CFunction Pointers

Function Pointers

Functions live in memory too, and just like data, their location can be stored in a pointer. A function pointer holds the address of a function, and calling through it invokes whichever function it currently points to. This is the mechanism C uses for callbacks and a simple form of runtime polymorphism, decades before languages had first-class functions built in.

Declaring a function pointer
The parentheses around the name are not optional
`int (*compare)(int, int);` declares `compare` as a pointer to a function taking two `int`s and returning `int`. Drop the parentheses and `int *compare(int, int);` means something completely different: a function named `compare` that returns `int *`. The parentheses around `*compare` are what make it a pointer to a function rather than a function returning a pointer.

C
int (*compare)(int, int);   // pointer to a function: int -> int -> int
int *make_pointer(int, int); // a different thing entirely: returns int*
Assigning and calling through a function pointer

C
#include <stdio.h>

int add(int a, int b) {
    return a + b;
}

int multiply(int a, int b) {
    return a * b;
}

int main(void) {
    int (*op)(int, int);

    op = add;               // a function name decays to its address
    printf("add:      %d\n", op(3, 4));

    op = multiply;
    printf("multiply: %d\n", op(3, 4));

    return 0;
}
add:      7
multiply: 12
No & required (but allowed)
A function name used as a value decays to its address, just like an array decays to a pointer to its first element. `op = add;` and `op = &add;` do the same thing; both styles are common in real code.
Classic use case: qsort()

The standard library's qsort function can sort an array of any type because it does not know how to compare your elements itself — instead, you pass it a function pointer to a comparison function, and qsort calls it whenever it needs to compare two elements.

C
#include <stdio.h>
#include <stdlib.h>

// qsort requires this exact signature: two const void* parameters,
// returning negative/zero/positive for less-than/equal/greater-than.
int compare_ints(const void *a, const void *b) {
    int int_a = *(const int *)a;
    int int_b = *(const int *)b;
    return int_a - int_b;
}

int main(void) {
    int nums[] = {5, 2, 8, 1, 9, 3};
    int count = sizeof(nums) / sizeof(nums[0]);

    qsort(nums, count, sizeof(int), compare_ints);

    for (int i = 0; i < count; i++) {
        printf("%d ", nums[i]);
    }
    printf("\n");

    return 0;
}
1 2 3 5 8 9

qsort itself never needs to know what int_a - int_b means for your data — it only cares about the sign of the result. Swap in a different comparison function (say, one that compares struct fields, or reverses the order) and the exact same qsort call sorts completely differently, with no changes to qsort itself.
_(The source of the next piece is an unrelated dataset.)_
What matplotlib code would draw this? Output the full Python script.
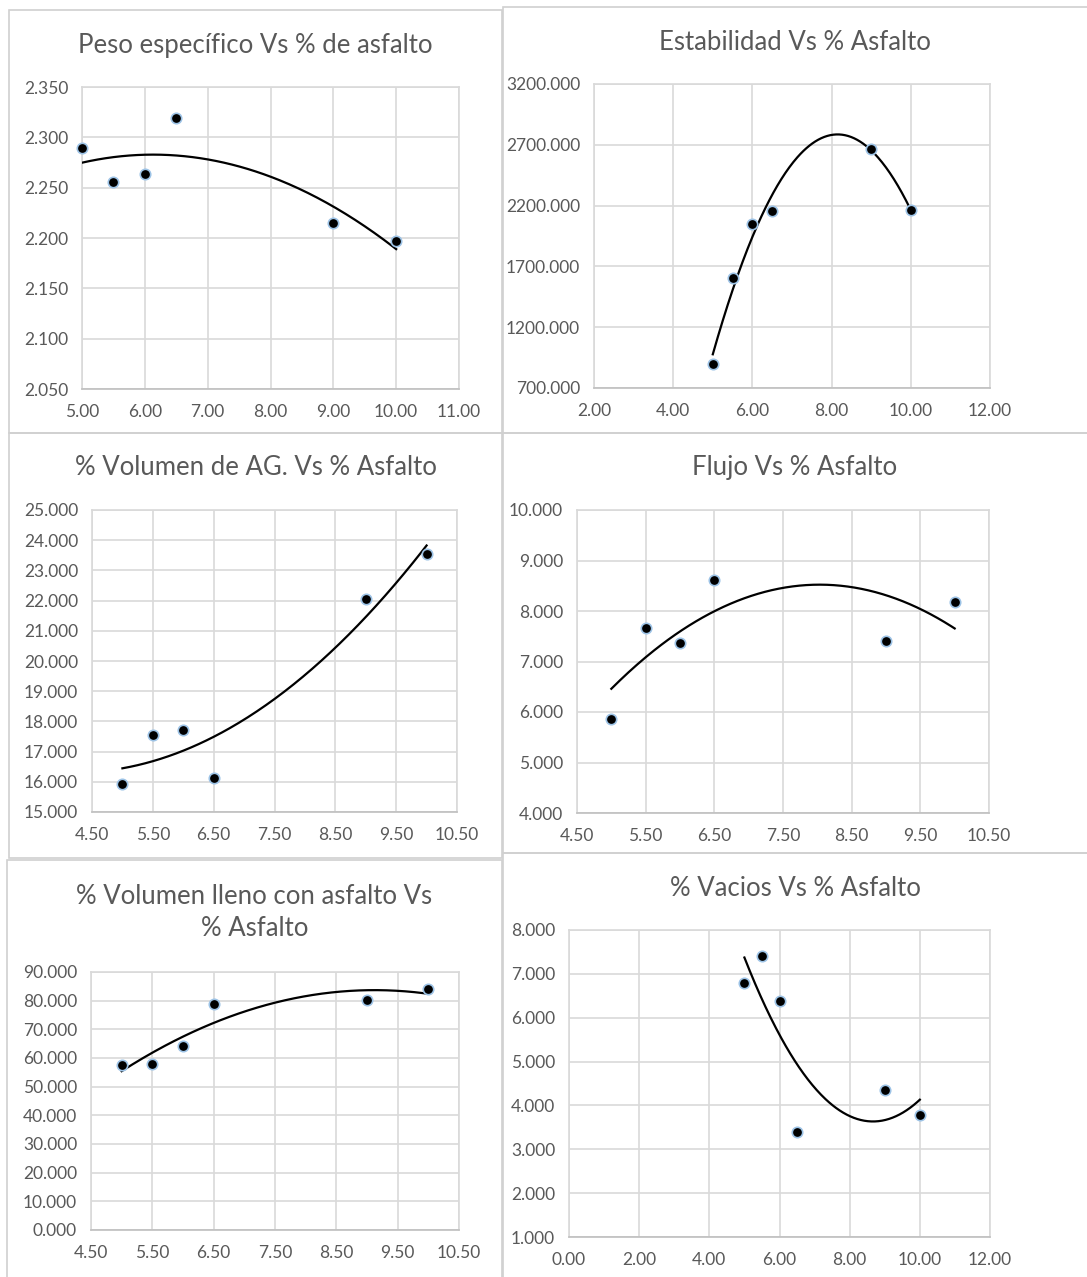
import numpy as np
import matplotlib.pyplot as plt
from matplotlib.patches import Rectangle
from matplotlib.ticker import FormatStrFormatter

plt.rcParams['font.family'] = ['Lato', 'DejaVu Sans']

W, H = 1087, 1277

asfalto = [5.0, 5.5, 6.0, 6.5, 9.0, 10.0]

peso_especifico = [2.289, 2.256, 2.264, 2.319, 2.215, 2.197]
estabilidad = [894, 1605, 2047, 2157, 2667, 2162]
vol_ag = [15.94, 17.55, 17.72, 16.14, 22.05, 23.53]
flujo = [5.87, 7.67, 7.36, 8.61, 7.41, 8.18]
vol_lleno = [57.5, 58.0, 64.1, 79.0, 80.3, 84.1]
vacios = [6.80, 7.41, 6.39, 3.40, 4.35, 3.79]

# title, y series, x limits/step, y limits/step, plot area box (px), frame box (px), title y (px)
charts = [
    ('Peso específico Vs % de asfalto', peso_especifico, (5, 11, 1), (2.05, 2.35, 0.05),
     (82, 87, 459, 389), (9, 10, 502, 433), 45),
    ('Estabilidad Vs % Asfalto', estabilidad, (2, 12, 2), (700, 3200, 500),
     (594, 84, 990, 388), (503, 7, 1092, 433), 42),
    ('% Volumen de AG. Vs % Asfalto', vol_ag, (4.5, 10.5, 1), (15, 25, 1),
     (92, 510, 457, 812), (9, 433, 502, 858), 468),
    ('Flujo Vs % Asfalto', flujo, (4.5, 10.5, 1), (4, 10, 1),
     (577, 510, 989, 813), (503, 433, 1092, 853), 468),
    ('% Volumen lleno con asfalto Vs\n% Asfalto', vol_lleno, (4.5, 10.5, 1), (0, 90, 10),
     (91, 972, 459, 1230), (7, 860, 502, 1290), 912),
    ('% Vacios Vs % Asfalto', vacios, (0, 12, 2), (1, 8, 1),
     (569, 930, 990, 1237), (503, 853, 1092, 1290), 888),
]

grid_c = '#D9D9D9'
text_c = '#595959'

fig = plt.figure(figsize=(W / 100, H / 100), dpi=100)

for title, ys, xl, yl, box, frame, ty in charts:
    # chart border
    fx0, fy0, fx1, fy1 = frame
    fig.add_artist(Rectangle((fx0 / W, 1 - fy1 / H), (fx1 - fx0) / W, (fy1 - fy0) / H,
                             transform=fig.transFigure, fill=False,
                             edgecolor='#D0D0D0', linewidth=1.2))

    x0, y0, x1, y1 = box
    ax = fig.add_axes([x0 / W, 1 - y1 / H, (x1 - x0) / W, (y1 - y0) / H])
    ax.set_xlim(xl[0], xl[1])
    ax.set_ylim(yl[0], yl[1])
    ax.set_xticks(np.arange(xl[0], xl[1] + xl[2] / 2, xl[2]))
    ax.set_yticks(np.arange(yl[0], yl[1] + yl[2] / 2, yl[2]))
    ax.xaxis.set_major_formatter(FormatStrFormatter('%.2f'))
    ax.yaxis.set_major_formatter(FormatStrFormatter('%.3f'))
    ax.grid(True, color=grid_c, linewidth=1.2)
    ax.set_axisbelow(True)
    for s in ax.spines.values():
        s.set_color(grid_c)
        s.set_linewidth(1.2)
    ax.spines['bottom'].set_color('#BFBFBF')
    ax.tick_params(length=0, labelsize=12.5, colors=text_c)
    ax.tick_params(axis='x', pad=11)
    ax.tick_params(axis='y', pad=10)

    # polynomial trend line (order 2)
    coef = np.polyfit(asfalto, ys, 2)
    xs = np.linspace(min(asfalto), max(asfalto), 200)
    ax.plot(xs, np.polyval(coef, xs), color='black', linewidth=1.6, zorder=3)

    ax.plot(asfalto, ys, 'o', color='black', markersize=7.5,
            markeredgecolor='#9DC3E6', markeredgewidth=1.2, zorder=4, clip_on=False)

    fig.text(((fx0 + min(fx1, W)) / 2) / W, 1 - ty / H, title, ha='center', va='center',
             fontsize=18.5, color=text_c, linespacing=1.35)

fig.savefig('out.png', dpi=100, facecolor='white')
Callbacks and primitive polymorphism

Anywhere a piece of behavior needs to be a parameter — "sort using this comparison," "call this when the operation finishes," "apply this transformation to every element" — a function pointer lets C pass code as a value. This is the same idea behind callbacks in event-driven code, and it is how C simulates the kind of polymorphism that object-oriented languages provide through virtual methods and interfaces.

  • int (*name)(params) declares a function pointer; the parentheses around *name are required.

  • Assign it a function of matching signature — the function name decays to its address automatically.

  • Call through it with normal call syntax: name(args).

  • qsort and similar library functions use a function pointer parameter so the same code can operate on any data type or ordering.